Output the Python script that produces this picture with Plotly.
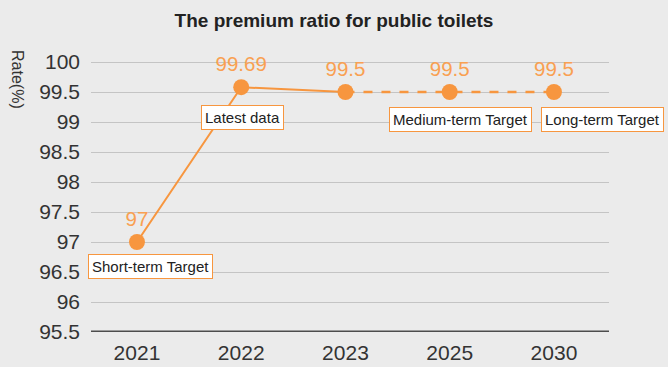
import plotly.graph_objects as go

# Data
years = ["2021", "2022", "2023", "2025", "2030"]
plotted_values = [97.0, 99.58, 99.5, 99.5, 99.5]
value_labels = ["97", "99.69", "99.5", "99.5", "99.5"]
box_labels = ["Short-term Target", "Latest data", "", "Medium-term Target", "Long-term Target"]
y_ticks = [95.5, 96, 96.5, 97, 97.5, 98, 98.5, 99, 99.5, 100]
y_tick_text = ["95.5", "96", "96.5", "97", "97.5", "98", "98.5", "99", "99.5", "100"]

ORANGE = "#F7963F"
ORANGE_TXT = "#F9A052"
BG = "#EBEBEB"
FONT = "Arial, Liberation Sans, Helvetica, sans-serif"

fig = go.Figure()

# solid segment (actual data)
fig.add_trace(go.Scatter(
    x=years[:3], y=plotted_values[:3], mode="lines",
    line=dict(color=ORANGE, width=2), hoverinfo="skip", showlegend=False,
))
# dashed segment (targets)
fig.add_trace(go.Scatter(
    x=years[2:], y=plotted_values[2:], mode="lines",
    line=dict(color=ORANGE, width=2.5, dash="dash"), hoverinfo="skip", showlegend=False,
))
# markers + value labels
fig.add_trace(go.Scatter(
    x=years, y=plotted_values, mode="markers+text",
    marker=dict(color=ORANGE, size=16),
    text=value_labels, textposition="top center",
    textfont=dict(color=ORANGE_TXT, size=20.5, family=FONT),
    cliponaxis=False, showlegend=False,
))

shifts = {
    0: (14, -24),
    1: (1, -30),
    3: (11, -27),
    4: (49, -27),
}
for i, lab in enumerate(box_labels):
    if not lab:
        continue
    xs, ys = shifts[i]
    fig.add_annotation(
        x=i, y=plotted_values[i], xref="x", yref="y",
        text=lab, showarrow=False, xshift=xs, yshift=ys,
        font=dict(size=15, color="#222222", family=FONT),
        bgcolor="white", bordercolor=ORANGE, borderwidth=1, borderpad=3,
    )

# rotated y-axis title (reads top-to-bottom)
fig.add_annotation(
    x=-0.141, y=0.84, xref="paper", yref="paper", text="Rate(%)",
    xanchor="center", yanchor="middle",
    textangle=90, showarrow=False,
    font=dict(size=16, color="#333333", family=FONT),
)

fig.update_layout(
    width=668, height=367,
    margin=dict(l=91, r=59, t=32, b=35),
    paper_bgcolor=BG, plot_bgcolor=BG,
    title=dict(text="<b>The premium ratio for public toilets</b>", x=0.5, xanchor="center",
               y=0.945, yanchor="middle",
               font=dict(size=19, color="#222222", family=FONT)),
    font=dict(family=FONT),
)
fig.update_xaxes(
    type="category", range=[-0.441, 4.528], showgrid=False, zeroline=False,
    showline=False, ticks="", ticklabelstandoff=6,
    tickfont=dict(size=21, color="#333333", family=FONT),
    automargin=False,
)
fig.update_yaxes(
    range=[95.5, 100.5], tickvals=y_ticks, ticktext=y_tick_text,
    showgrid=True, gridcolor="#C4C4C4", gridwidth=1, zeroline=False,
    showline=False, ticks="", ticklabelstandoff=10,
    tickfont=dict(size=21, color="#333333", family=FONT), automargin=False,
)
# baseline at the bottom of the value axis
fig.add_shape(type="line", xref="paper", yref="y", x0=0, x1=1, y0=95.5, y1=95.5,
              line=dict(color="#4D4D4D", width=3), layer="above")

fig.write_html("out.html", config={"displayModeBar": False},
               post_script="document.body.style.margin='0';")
********
• [WORK TO COMPLETE]
Leave the pictures out and please restate exactly the lines running from the start of the material through the one with "import plotly.graph_objects as go".

• [REPLY]
Output the Python script that produces this picture with Plotly.
import plotly.graph_objects as go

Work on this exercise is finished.